#### [The task]
Without the pictures, can you quote each line below exactly?
____________
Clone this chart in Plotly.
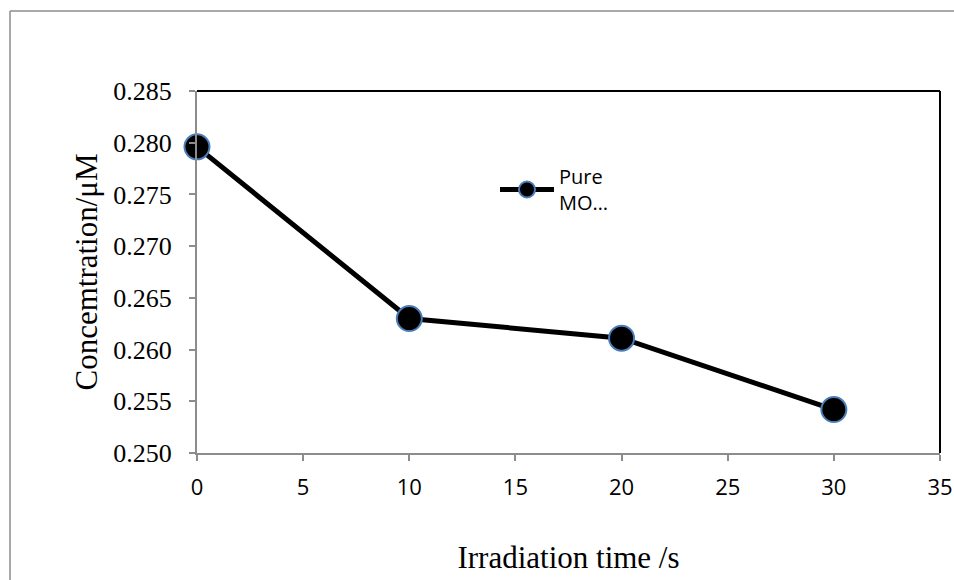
import plotly.graph_objects as go

time_s = [0, 10, 20, 30]
concentration = [0.2796, 0.2630, 0.2611, 0.2542]
series_name = "Pure<br>MO…"
y_ticks = [0.250, 0.255, 0.260, 0.265, 0.270, 0.275, 0.280, 0.285]
x_ticks = [0, 5, 10, 15, 20, 25, 30, 35]

fig = go.Figure()
fig.add_trace(go.Scatter(
    x=time_s, y=concentration, name=series_name, mode="lines+markers",
    line=dict(color="black", width=5),
    marker=dict(size=25, color="black", line=dict(color="#4a7ebb", width=2)),
    cliponaxis=False,
))

W, H = 954, 580
L, T = 197, 91
R = W - 940
B = H - 453
pw, ph = W - L - R, H - T - B

def px_x(p):  # window pixel -> paper x
    return (p - L) / pw

def px_y(p):  # window pixel -> paper y
    return (H - B - p) / ph

fig.update_layout(
    width=W, height=H,
    margin=dict(l=L, r=R, t=T, b=B, autoexpand=False),
    paper_bgcolor="white", plot_bgcolor="white",
    showlegend=True,
    legend=dict(x=px_x(495), y=px_y(157), xanchor="left", yanchor="top",
                font=dict(family="Open Sans", size=20, color="black"),
                bgcolor="rgba(0,0,0,0)", itemwidth=54),
    xaxis=dict(range=[0, 35], tickvals=x_ticks, showgrid=False, zeroline=False,
               showline=True, linecolor="#8c8c8c", linewidth=2,
               ticks="outside", ticklen=6, tickcolor="#8c8c8c", tickwidth=2,
               tickfont=dict(family="Open Sans", size=22, color="black"),
               ticklabelstandoff=8,
               title=dict(text="Irradiation time /s", standoff=46,
                          font=dict(family="Liberation Serif", size=31, color="black"))),
    yaxis=dict(range=[0.25, 0.285], tickvals=y_ticks, tickformat=".3f",
               showgrid=False, zeroline=False,
               showline=True, linecolor="#8c8c8c", linewidth=2,
               ticks="outside", ticklen=6, tickcolor="#8c8c8c", tickwidth=2,
               tickfont=dict(family="Liberation Serif", size=26, color="black"),
               ticklabelstandoff=12,
               title=dict(text="Concemtration/μM", standoff=6,
                          font=dict(family="Liberation Serif", size=31, color="black"))),
)

# top and right frame lines (black)
fig.add_shape(type="line", xref="paper", yref="paper", x0=0, x1=1, y0=1, y1=1,
              line=dict(color="black", width=2))
fig.add_shape(type="line", xref="paper", yref="paper", x0=1, x1=1, y0=0, y1=1,
              line=dict(color="black", width=2))
# outer chart border (left and top edges visible)
fig.add_shape(type="line", xref="paper", yref="paper",
              x0=px_x(10), x1=px_x(10), y0=px_y(600), y1=px_y(11),
              line=dict(color="#8c8c8c", width=1.5), layer="below")
fig.add_shape(type="line", xref="paper", yref="paper",
              x0=px_x(10), x1=px_x(980), y0=px_y(11), y1=px_y(11),
              line=dict(color="#8c8c8c", width=1.5), layer="below")

fig.write_html(
    "out.html",
    config={"displayModeBar": False},
    post_script="document.body.style.margin='0';document.body.style.overflow='hidden';",
)
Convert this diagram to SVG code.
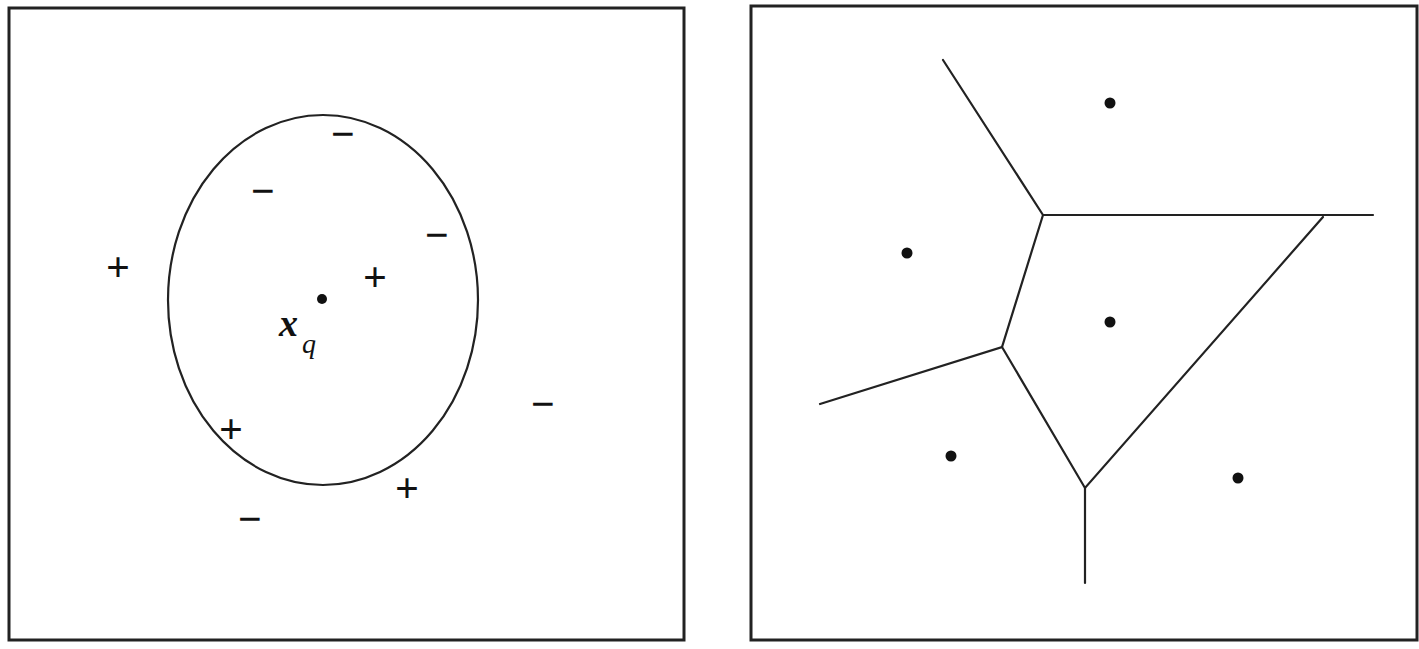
____________
#### [Answer below]
Clone this chart in Plotly.
import plotly.graph_objects as go

time_s = [0, 10, 20, 30]
concentration = [0.2796, 0.2630, 0.2611, 0.2542]
series_name = "Pure<br>MO…"
y_ticks = [0.250, 0.255, 0.260, 0.265, 0.270, 0.275, 0.280, 0.285]
x_ticks = [0, 5, 10, 15, 20, 25, 30, 35]

fig = go.Figure()
fig.add_trace(go.Scatter(
    x=time_s, y=concentration, name=series_name, mode="lines+markers",
    line=dict(color="black", width=5),
    marker=dict(size=25, color="black", line=dict(color="#4a7ebb", width=2)),
    cliponaxis=False,
))

W, H = 954, 580
L, T = 197, 91
R = W - 940
B = H - 453
pw, ph = W - L - R, H - T - B

def px_x(p):  # window pixel -> paper x
    return (p - L) / pw

def px_y(p):  # window pixel -> paper y
    return (H - B - p) / ph

fig.update_layout(
    width=W, height=H,
    margin=dict(l=L, r=R, t=T, b=B, autoexpand=False),
    paper_bgcolor="white", plot_bgcolor="white",
    showlegend=True,
    legend=dict(x=px_x(495), y=px_y(157), xanchor="left", yanchor="top",
                font=dict(family="Open Sans", size=20, color="black"),
                bgcolor="rgba(0,0,0,0)", itemwidth=54),
    xaxis=dict(range=[0, 35], tickvals=x_ticks, showgrid=False, zeroline=False,
               showline=True, linecolor="#8c8c8c", linewidth=2,
               ticks="outside", ticklen=6, tickcolor="#8c8c8c", tickwidth=2,
               tickfont=dict(family="Open Sans", size=22, color="black"),
               ticklabelstandoff=8,
               title=dict(text="Irradiation time /s", standoff=46,
                          font=dict(family="Liberation Serif", size=31, color="black"))),
    yaxis=dict(range=[0.25, 0.285], tickvals=y_ticks, tickformat=".3f",
               showgrid=False, zeroline=False,
               showline=True, linecolor="#8c8c8c", linewidth=2,
               ticks="outside", ticklen=6, tickcolor="#8c8c8c", tickwidth=2,
               tickfont=dict(family="Liberation Serif", size=26, color="black"),
               ticklabelstandoff=12,
               title=dict(text="Concemtration/μM", standoff=6,
                          font=dict(family="Liberation Serif", size=31, color="black"))),
)

# top and right frame lines (black)
fig.add_shape(type="line", xref="paper", yref="paper", x0=0, x1=1, y0=1, y1=1,
              line=dict(color="black", width=2))
fig.add_shape(type="line", xref="paper", yref="paper", x0=1, x1=1, y0=0, y1=1,
              line=dict(color="black", width=2))
# outer chart border (left and top edges visible)
fig.add_shape(type="line", xref="paper", yref="paper",
              x0=px_x(10), x1=px_x(10), y0=px_y(600), y1=px_y(11),
              line=dict(color="#8c8c8c", width=1.5), layer="below")
fig.add_shape(type="line", xref="paper", yref="paper",
              x0=px_x(10), x1=px_x(980), y0=px_y(11), y1=px_y(11),
              line=dict(color="#8c8c8c", width=1.5), layer="below")

fig.write_html(
    "out.html",
    config={"displayModeBar": False},
    post_script="document.body.style.margin='0';document.body.style.overflow='hidden';",
)
Convert this diagram to SVG code.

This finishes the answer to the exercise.